Mom's brother and father wrote some INCREDIBLE letters. Just so damn entertaining.
Gigi was before my time, and I've always known about her, but that circle being drawn for me in the letters was pretty goddamn cool to read.
But last night I grabbed a box I've had in the shed since Mom died, which had a massive stack of letters. So I started reading.
Boy, my parents were really in love. I mean, wow. So inspiring.
I mean, I knew they were, and remained so throughout, when my own wife and I compiled a scrapbook of stories and letters we, and my sister, covertly solicited from their lifelong friends and family for their 40th anniversary. But reading the letters they sent over the course of their marriage has been something remarkable to behold.
Mom was a saver, and it seems I have every letter and postcard that she and Dad sent from the beginning of their marriage.
Dad worked for a big bank for a long time, then a global equipment leasing company, both of which capitalized on his mastery of the Spanish language, and directed him to handle lots of South American business, as well as a great deal of Asian and European accounts. Suffice it to say, Dad did a lot of traveling. Which means, letters!
I have a stack of Western Union telegrams from Dad, simply telling Mom that he loves her.
All of his postcards and letters focus on how he feels about her. Yeah, he was schmoozing all kinds of people, glad-handing and wining-and-dining them, even mistakenly telling the wife of a Brazilian diplomat she had great tits, when he meant to comment on her pearls, but his letters always revolved around his wife and, eventually, his family.
My dad was an amazing dude. They shattered the mold after he came out.
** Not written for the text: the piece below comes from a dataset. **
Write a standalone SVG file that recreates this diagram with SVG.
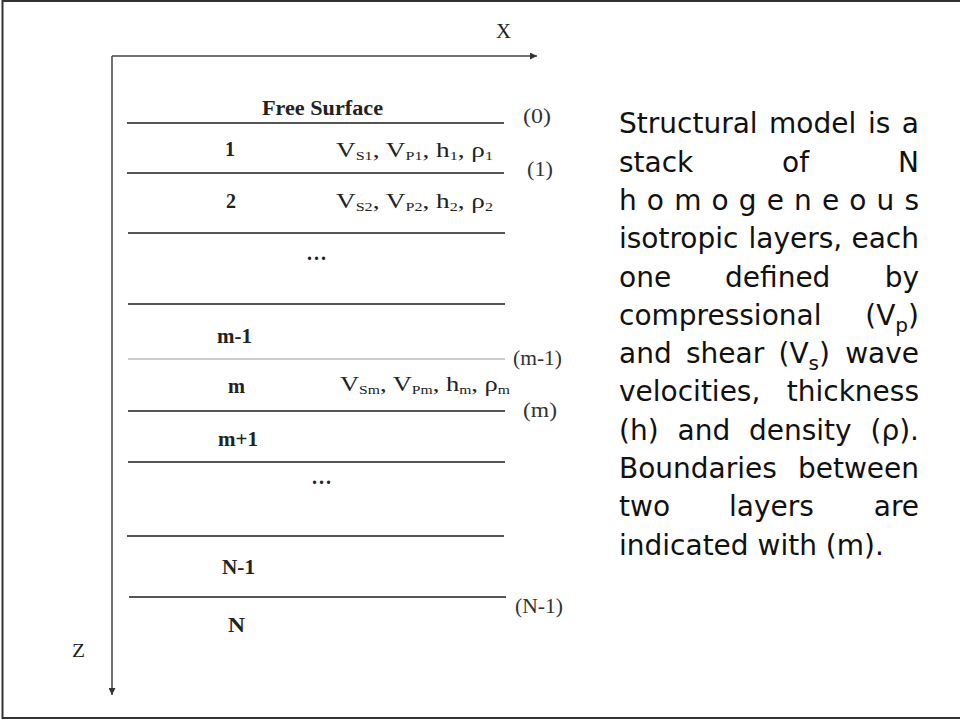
<svg xmlns="http://www.w3.org/2000/svg" width="960" height="720" viewBox="0 0 960 720">
  <defs>
    <marker id="arrow" viewBox="0 0 10 10" refX="10" refY="5" markerWidth="8" markerHeight="7" markerUnits="userSpaceOnUse" orient="auto">
      <path d="M0,0 L10,5 L0,10 z" fill="#333"/>
    </marker>
    <style>
      .frame { fill: none; stroke: #333; stroke-width: 2; }
      .axis { stroke: #444; stroke-width: 1.5; fill: none; }
      .layer { stroke: #555; stroke-width: 1.8; }
      .thin { stroke: #999; stroke-width: 1; }
      .serif { font-family: "Liberation Serif", "Times New Roman", serif; fill: #222; }
      .lab { font-family: "Liberation Serif", "Times New Roman", serif; font-weight: bold; font-size: 20px; fill: #222; }
      .par { font-family: "Liberation Serif", "Times New Roman", serif; font-size: 22px; fill: #222; }
      .sub { font-size: 13px; }
      .bnd { font-family: "Liberation Serif", "Times New Roman", serif; font-size: 20px; fill: #333; }
      .desc { font-family: "DejaVu Sans", Verdana, sans-serif; font-size: 28px; fill: #111; }
      .dsub { font-size: 20px; }
    </style>
  </defs>

  <rect class="frame" x="2.5" y="1" width="960" height="717"/>

  <g id="connectors">
    <line id="axis-x" class="axis" x1="112" y1="56" x2="537" y2="56" marker-end="url(#arrow)"/>
    <line id="axis-z" class="axis" x1="112" y1="56" x2="112" y2="695" marker-end="url(#arrow)"/>
    <line class="layer" x1="127" y1="123" x2="504" y2="123"/>
    <line class="layer" x1="127" y1="173" x2="504" y2="173"/>
    <line class="layer" x1="128" y1="233" x2="505" y2="233"/>
    <line class="layer" x1="128" y1="304" x2="505" y2="304"/>
    <line class="thin" x1="128" y1="359" x2="505" y2="359"/>
    <line class="layer" x1="128" y1="411" x2="505" y2="411"/>
    <line class="layer" x1="128" y1="462" x2="505" y2="462"/>
    <line class="layer" x1="127" y1="536" x2="504" y2="536"/>
    <line class="layer" x1="129" y1="597" x2="506" y2="597"/>
  </g>

  <g id="axis-labels">
    <text class="serif" x="496" y="38" font-size="20" textLength="15" lengthAdjust="spacingAndGlyphs">X</text>
    <text class="serif" x="72" y="657" font-size="19" textLength="13" lengthAdjust="spacingAndGlyphs">Z</text>
  </g>

  <g id="free-surface">
    <text class="lab" x="262" y="115" font-size="19" textLength="121" lengthAdjust="spacingAndGlyphs">Free Surface</text>
  </g>

  <g id="layer-1">
    <text class="lab" x="230" y="156" text-anchor="middle">1</text>
    <text class="par" x="336" y="157" textLength="157" lengthAdjust="spacingAndGlyphs">V<tspan class="sub" dy="3">S1</tspan><tspan dy="-3">, V</tspan><tspan class="sub" dy="3">P1</tspan><tspan dy="-3">, h</tspan><tspan class="sub" dy="3">1</tspan><tspan dy="-3">, ρ</tspan><tspan class="sub" dy="3">1</tspan></text>
  </g>
  <g id="layer-2">
    <text class="lab" x="231" y="208" text-anchor="middle">2</text>
    <text class="par" x="336" y="208" textLength="157" lengthAdjust="spacingAndGlyphs">V<tspan class="sub" dy="3">S2</tspan><tspan dy="-3">, V</tspan><tspan class="sub" dy="3">P2</tspan><tspan dy="-3">, h</tspan><tspan class="sub" dy="3">2</tspan><tspan dy="-3">, ρ</tspan><tspan class="sub" dy="3">2</tspan></text>
  </g>
  <g id="dots-1">
    <text class="lab" x="307" y="260" textLength="19" lengthAdjust="spacing">...</text>
  </g>
  <g id="layer-m-1">
    <text class="lab" x="217" y="343" textLength="35" lengthAdjust="spacingAndGlyphs">m-1</text>
  </g>
  <g id="layer-m">
    <text class="lab" x="228" y="393" textLength="17" lengthAdjust="spacingAndGlyphs">m</text>
    <text class="par" x="340" y="391" textLength="170" lengthAdjust="spacingAndGlyphs">V<tspan class="sub" dy="3">Sm</tspan><tspan dy="-3">, V</tspan><tspan class="sub" dy="3">Pm</tspan><tspan dy="-3">, h</tspan><tspan class="sub" dy="3">m</tspan><tspan dy="-3">, ρ</tspan><tspan class="sub" dy="3">m</tspan></text>
  </g>
  <g id="layer-m+1">
    <text class="lab" x="218" y="446" textLength="40" lengthAdjust="spacingAndGlyphs">m+1</text>
  </g>
  <g id="dots-2">
    <text class="lab" x="312" y="484" textLength="19" lengthAdjust="spacing">...</text>
  </g>
  <g id="layer-N-1">
    <text class="lab" x="222" y="574" textLength="33" lengthAdjust="spacingAndGlyphs">N-1</text>
  </g>
  <g id="layer-N">
    <text class="lab" x="228" y="632" textLength="17" lengthAdjust="spacingAndGlyphs">N</text>
  </g>

  <g id="boundary-labels">
    <text class="bnd" x="523" y="123" textLength="28" lengthAdjust="spacingAndGlyphs">(0)</text>
    <text class="bnd" x="527" y="176" textLength="26" lengthAdjust="spacingAndGlyphs">(1)</text>
    <text class="bnd" x="513" y="365" textLength="49" lengthAdjust="spacingAndGlyphs">(m-1)</text>
    <text class="bnd" x="523" y="417" textLength="34" lengthAdjust="spacingAndGlyphs">(m)</text>
    <text class="bnd" x="515" y="613" textLength="48" lengthAdjust="spacingAndGlyphs">(N-1)</text>
  </g>

  <g id="description">
    <text class="desc" x="619" y="133">Structural</text>
    <text class="desc" x="769" y="133">model</text>
    <text class="desc" x="868" y="133">is</text>
    <text class="desc" x="919" y="133" text-anchor="end">a</text>

    <text class="desc" x="619" y="172">stack</text>
    <text class="desc" x="782" y="172">of</text>
    <text class="desc" x="919" y="172" text-anchor="end">N</text>

    <text class="desc" x="619" y="210" textLength="300" lengthAdjust="spacing">h o m o g e n e o u s</text>

    <text class="desc" x="619" y="248">isotropic</text>
    <text class="desc" x="748.5" y="248">layers,</text>
    <text class="desc" x="919" y="248" text-anchor="end">each</text>

    <text class="desc" x="619" y="287">one</text>
    <text class="desc" x="725" y="287">defined</text>
    <text class="desc" x="919" y="287" text-anchor="end">by</text>

    <text class="desc" x="619" y="325">compressional</text>
    <text class="desc" x="919" y="325" text-anchor="end">(V<tspan class="dsub" dy="7">p</tspan><tspan dy="-7">)</tspan></text>

    <text class="desc" x="619" y="363">and</text>
    <text class="desc" x="686" y="363">shear</text>
    <text class="desc" x="778.5" y="363">(V<tspan class="dsub" dy="7">s</tspan><tspan dy="-7">)</tspan></text>
    <text class="desc" x="919" y="363" text-anchor="end">wave</text>

    <text class="desc" x="619" y="401">velocities,</text>
    <text class="desc" x="919" y="401" text-anchor="end">thickness</text>

    <text class="desc" x="619" y="440">(h)</text>
    <text class="desc" x="677.5" y="440">and</text>
    <text class="desc" x="749" y="440">density</text>
    <text class="desc" x="919" y="440" text-anchor="end">(ρ).</text>

    <text class="desc" x="619" y="478">Boundaries</text>
    <text class="desc" x="919" y="478" text-anchor="end">between</text>

    <text class="desc" x="619" y="516">two</text>
    <text class="desc" x="729" y="516">layers</text>
    <text class="desc" x="919" y="516" text-anchor="end">are</text>

    <text class="desc" x="619" y="555">indicated with (m).</text>
  </g>
</svg>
Yeah, my dad can beat up your dad, just in sheer awesomeness.
Through these letters I learned that he quit his position at Continental Bank so that I could be adopted.
He and my mom had lost 2 children. The first, Jennifer, was premature and lived for about 3 weeks. The second, Jeffery, was stillborn. My mom was a diabetic her whole life, like her older brother, so that made some things difficult for her.
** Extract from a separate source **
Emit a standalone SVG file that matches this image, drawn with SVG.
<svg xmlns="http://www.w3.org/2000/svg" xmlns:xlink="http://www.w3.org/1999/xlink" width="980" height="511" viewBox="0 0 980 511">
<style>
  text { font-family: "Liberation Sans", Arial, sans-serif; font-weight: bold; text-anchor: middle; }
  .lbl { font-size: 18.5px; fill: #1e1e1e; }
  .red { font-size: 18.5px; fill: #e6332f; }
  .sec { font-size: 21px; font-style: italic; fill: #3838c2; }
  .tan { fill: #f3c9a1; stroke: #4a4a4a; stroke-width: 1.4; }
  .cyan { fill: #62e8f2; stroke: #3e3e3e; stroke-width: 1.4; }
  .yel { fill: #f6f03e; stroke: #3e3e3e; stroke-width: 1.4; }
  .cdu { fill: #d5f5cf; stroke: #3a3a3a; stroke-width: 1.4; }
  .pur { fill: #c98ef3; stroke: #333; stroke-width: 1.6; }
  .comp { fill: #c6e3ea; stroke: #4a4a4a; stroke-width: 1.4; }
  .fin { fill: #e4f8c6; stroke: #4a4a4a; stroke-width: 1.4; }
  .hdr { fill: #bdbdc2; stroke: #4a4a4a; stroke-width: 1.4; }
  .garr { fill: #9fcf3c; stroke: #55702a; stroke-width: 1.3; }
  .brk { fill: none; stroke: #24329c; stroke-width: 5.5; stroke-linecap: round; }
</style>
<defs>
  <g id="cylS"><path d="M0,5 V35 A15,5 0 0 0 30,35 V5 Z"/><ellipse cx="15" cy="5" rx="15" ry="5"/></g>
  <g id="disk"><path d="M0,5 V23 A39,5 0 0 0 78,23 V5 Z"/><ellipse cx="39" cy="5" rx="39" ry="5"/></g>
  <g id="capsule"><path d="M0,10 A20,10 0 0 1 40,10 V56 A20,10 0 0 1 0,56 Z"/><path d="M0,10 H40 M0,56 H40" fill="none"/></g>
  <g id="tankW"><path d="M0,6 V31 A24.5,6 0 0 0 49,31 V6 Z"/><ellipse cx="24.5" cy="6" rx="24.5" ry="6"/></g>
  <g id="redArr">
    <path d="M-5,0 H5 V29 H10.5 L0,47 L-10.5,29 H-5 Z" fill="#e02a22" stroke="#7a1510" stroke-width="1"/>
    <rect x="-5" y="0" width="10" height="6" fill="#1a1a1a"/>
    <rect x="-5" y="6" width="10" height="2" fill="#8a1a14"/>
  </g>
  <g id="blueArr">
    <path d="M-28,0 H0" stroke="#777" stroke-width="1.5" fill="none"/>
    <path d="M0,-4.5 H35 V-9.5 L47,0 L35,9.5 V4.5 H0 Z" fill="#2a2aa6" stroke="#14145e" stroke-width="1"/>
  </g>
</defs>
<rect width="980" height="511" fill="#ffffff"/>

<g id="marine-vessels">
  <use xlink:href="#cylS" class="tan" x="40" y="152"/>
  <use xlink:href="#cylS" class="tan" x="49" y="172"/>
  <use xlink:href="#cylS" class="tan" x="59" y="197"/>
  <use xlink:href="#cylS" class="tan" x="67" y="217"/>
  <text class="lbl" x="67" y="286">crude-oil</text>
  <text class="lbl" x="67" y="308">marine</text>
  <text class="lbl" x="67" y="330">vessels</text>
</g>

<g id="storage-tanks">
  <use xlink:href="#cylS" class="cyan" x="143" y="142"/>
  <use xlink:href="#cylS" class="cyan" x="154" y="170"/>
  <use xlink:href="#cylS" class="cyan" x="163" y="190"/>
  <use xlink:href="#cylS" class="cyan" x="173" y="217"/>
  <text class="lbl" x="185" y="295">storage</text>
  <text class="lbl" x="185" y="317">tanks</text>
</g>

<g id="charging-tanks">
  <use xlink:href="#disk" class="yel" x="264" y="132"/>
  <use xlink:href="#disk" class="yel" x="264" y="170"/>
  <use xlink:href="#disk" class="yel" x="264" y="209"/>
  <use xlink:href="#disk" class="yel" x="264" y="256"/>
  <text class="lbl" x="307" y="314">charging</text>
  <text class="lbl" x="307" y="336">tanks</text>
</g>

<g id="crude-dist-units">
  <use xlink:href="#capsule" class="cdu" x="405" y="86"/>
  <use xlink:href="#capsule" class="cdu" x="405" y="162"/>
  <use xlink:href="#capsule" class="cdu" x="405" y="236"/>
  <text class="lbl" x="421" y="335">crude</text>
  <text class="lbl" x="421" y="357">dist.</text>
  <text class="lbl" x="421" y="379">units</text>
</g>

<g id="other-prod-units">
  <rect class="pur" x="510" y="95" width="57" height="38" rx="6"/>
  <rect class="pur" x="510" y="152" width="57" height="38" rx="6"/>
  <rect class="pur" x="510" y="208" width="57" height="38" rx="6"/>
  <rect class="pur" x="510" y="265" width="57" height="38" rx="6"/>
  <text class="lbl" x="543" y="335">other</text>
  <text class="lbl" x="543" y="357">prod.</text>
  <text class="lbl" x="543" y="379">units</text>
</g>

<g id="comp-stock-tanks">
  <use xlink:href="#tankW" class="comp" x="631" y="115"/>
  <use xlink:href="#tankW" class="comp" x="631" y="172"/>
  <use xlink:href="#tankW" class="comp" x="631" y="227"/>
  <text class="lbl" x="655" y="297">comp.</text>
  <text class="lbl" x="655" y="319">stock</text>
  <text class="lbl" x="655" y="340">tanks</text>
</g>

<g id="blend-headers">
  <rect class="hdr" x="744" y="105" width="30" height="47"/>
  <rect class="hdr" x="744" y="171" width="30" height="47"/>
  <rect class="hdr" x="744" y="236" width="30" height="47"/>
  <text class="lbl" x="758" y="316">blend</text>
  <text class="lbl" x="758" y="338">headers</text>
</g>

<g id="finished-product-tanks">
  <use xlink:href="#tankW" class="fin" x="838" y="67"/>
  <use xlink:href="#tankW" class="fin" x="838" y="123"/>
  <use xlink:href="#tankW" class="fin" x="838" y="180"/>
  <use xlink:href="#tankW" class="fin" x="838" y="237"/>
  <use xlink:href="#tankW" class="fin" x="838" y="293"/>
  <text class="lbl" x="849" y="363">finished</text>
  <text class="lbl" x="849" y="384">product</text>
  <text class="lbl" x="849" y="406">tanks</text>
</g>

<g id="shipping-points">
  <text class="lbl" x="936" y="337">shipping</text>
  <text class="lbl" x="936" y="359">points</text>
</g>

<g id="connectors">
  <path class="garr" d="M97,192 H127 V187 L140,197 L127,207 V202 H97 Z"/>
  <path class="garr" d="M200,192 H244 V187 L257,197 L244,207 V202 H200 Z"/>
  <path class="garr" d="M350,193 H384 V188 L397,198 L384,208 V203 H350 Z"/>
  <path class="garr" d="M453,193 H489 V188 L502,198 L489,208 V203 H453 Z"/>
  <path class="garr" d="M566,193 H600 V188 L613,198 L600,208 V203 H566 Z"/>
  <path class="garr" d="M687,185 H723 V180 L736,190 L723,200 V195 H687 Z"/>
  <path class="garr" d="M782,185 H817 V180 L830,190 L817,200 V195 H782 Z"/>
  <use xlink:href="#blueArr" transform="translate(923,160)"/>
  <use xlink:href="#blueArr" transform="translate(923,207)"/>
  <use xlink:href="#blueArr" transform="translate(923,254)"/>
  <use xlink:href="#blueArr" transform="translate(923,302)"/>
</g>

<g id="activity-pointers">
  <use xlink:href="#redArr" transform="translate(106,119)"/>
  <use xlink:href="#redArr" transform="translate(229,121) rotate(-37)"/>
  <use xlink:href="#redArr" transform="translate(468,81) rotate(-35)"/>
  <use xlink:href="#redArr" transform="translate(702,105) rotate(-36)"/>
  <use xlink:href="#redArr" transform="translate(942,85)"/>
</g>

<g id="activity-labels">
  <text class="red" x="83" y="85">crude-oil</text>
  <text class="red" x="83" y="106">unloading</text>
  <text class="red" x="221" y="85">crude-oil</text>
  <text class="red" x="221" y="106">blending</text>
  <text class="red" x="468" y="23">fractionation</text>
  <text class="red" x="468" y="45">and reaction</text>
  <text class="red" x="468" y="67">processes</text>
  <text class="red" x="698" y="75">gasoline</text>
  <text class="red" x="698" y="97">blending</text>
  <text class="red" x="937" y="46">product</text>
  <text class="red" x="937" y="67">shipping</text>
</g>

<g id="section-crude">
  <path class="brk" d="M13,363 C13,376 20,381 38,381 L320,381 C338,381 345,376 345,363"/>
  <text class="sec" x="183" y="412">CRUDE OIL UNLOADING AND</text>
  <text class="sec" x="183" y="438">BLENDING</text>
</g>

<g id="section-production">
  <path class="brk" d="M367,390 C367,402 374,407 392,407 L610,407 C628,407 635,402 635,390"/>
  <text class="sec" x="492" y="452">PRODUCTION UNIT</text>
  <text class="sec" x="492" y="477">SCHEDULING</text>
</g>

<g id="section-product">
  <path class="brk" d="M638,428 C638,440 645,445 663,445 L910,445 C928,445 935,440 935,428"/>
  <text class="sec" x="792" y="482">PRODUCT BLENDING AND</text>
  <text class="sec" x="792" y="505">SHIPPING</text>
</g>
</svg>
One letter she wrote to Dad a few months after the loss of their daughter, in their 3rd year of marriage, was written simply to tell Dad how much she loved loving him. In the face of that loss, the pain still lingering, she had joy and hope and happiness overflowing inside of her. Amazing. She really was a force to be reckoned with. A ginger Catholic of Irish/English ancestry. Yeah, she was a hardened beast to the world, but had a heart that was bigger than Dallas.
Anyway, yeah, Dad quit a lucrative position he had been established in for a long time that was in process of moving him, Mom & my sister to Rio de Janeiro, and found another company that would allow him to stay in Chicago so that I could eventually be adopted. This was nearly 2 years before I was even born! That's how long the adoption process apparently was taking.
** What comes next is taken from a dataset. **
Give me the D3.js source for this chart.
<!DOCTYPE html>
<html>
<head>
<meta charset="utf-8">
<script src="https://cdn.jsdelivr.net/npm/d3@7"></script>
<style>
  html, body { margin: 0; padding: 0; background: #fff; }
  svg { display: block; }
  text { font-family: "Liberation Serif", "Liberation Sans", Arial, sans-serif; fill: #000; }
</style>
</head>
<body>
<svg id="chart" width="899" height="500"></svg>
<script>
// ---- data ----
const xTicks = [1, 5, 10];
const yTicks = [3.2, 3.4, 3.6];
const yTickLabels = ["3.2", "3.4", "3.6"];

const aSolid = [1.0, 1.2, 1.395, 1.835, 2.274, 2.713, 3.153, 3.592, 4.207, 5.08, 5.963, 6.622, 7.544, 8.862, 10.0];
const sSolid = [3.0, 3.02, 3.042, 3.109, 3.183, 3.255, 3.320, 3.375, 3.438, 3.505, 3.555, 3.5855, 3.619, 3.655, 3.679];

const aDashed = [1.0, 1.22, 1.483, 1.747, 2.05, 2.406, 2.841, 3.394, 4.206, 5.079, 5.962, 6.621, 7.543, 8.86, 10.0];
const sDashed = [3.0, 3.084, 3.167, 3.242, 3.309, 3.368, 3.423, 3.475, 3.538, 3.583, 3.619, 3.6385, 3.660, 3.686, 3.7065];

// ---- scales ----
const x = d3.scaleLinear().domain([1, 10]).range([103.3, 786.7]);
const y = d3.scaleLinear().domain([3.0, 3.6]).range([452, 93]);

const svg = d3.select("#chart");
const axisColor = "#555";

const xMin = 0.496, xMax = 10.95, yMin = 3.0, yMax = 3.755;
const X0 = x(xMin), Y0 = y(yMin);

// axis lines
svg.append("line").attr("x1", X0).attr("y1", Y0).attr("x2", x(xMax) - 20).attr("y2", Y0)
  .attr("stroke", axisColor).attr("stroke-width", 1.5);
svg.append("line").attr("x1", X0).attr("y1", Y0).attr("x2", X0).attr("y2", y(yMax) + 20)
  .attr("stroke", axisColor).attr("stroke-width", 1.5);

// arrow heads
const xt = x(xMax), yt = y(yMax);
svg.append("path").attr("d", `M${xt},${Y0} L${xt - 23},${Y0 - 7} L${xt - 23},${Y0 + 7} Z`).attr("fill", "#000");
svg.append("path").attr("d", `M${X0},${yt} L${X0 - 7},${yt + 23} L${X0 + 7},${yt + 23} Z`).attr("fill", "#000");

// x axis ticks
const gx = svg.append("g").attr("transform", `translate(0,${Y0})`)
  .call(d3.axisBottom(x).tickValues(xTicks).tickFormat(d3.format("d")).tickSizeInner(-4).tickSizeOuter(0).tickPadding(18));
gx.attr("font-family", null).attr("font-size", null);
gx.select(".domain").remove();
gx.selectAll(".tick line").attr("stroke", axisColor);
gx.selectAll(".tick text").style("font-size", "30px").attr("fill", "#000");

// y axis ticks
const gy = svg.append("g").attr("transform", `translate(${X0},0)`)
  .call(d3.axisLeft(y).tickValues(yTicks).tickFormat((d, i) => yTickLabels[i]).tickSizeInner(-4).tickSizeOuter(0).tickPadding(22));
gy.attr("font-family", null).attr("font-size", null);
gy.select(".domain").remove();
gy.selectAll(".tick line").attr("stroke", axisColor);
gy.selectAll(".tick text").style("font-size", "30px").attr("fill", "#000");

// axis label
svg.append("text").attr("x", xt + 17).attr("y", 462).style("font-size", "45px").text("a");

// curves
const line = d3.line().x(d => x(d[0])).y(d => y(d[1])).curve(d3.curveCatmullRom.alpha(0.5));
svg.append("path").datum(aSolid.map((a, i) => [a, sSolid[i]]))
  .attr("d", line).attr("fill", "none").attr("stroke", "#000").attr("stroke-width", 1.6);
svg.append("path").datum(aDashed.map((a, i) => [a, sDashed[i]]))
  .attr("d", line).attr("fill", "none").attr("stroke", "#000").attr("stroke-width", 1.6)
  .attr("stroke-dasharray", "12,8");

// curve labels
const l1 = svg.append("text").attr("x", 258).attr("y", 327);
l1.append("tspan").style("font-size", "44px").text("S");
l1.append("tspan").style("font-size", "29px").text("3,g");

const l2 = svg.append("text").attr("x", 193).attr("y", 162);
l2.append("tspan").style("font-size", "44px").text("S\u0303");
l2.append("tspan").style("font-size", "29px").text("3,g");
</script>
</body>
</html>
I even have a letter from his boss, and a friend of his I still know who came for his funeral, begging him to come back to the bank and head up their Latin American division.
I've gotten a lot of insight into the world of my family before I was born from these letters and postcards. It's been such an amazing journey, I only wish it hadn't ended so quickly.
Hell, I read letters where Mom included some magazine clipping about poodles to Dad in Bolivia, when they were trying to decide on what type of dog to get. Then I read all the letters where Dad sent his love to Mom, and Gigi, their poodle. That was eventually, and gratefully, closed out with a letter from my grandfather, Mom's dad, where he mentioned that Gigi's quick passing was fortunate, rather than dragging it out.
Mom's brother and father wrote some INCREDIBLE letters. Just so damn entertaining.
Gigi was before my time, and I've always known about her, but that circle being drawn for me in the letters was pretty goddamn cool to read.